I’d roughly estimate that it’s about 25% more efficient just by ending the exhaust 3 inches from the inlet. With proper control I’m sure it will be even more so.

I
 
fpcf
Thank you ACEMBL that's a great idea to protect the motor of the blower with heat controlling.
Mixing the inlet air from the heat exchanger ( automobile intercooler) with fresh air with a motorized valve to cool it down is really the goal. I already use two motorized valves from an automobile exhaust pipe for bean charge and bean drop.

My main problem is that I don't know the exhaust temperature behind the cyclone chaff collector and how efficient will be an air heat exchanger?
 
ACEMBL
Ooh I like the sound of those motorised exhaust valves. I’ve been thinking about solutions that will handle the hot air out of the cyclone.

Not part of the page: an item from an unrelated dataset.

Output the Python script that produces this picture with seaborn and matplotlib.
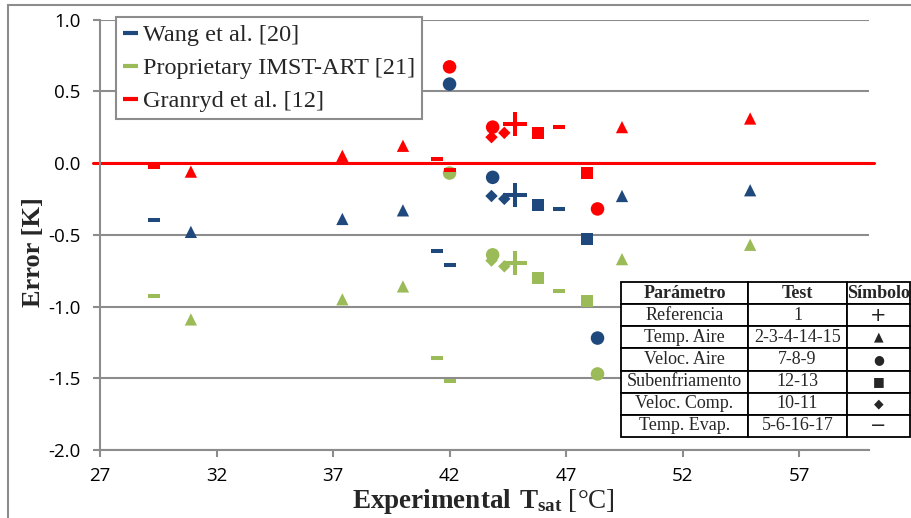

I’m going to have a go at making a diverter/valve that will proportion the cold and recirculation air.

Just out of interest would it be worth testing matched roasts with and without recirculation to see if there’s any notable undesirable flavours? If your cyclone is efficient enough at getting rid of small particulates you might not need the inter cooler.
 
fpcf
Hi ACEMBL , the reason for using the intercooler is not to have fumes from the beans in the circulation. I only want to have preheated fresh air passing the beans. So I have to use the intercooler as heat exchanger to separate exhausts from fresh air. Having a motorized valve to control air temperature is pretty cool idea.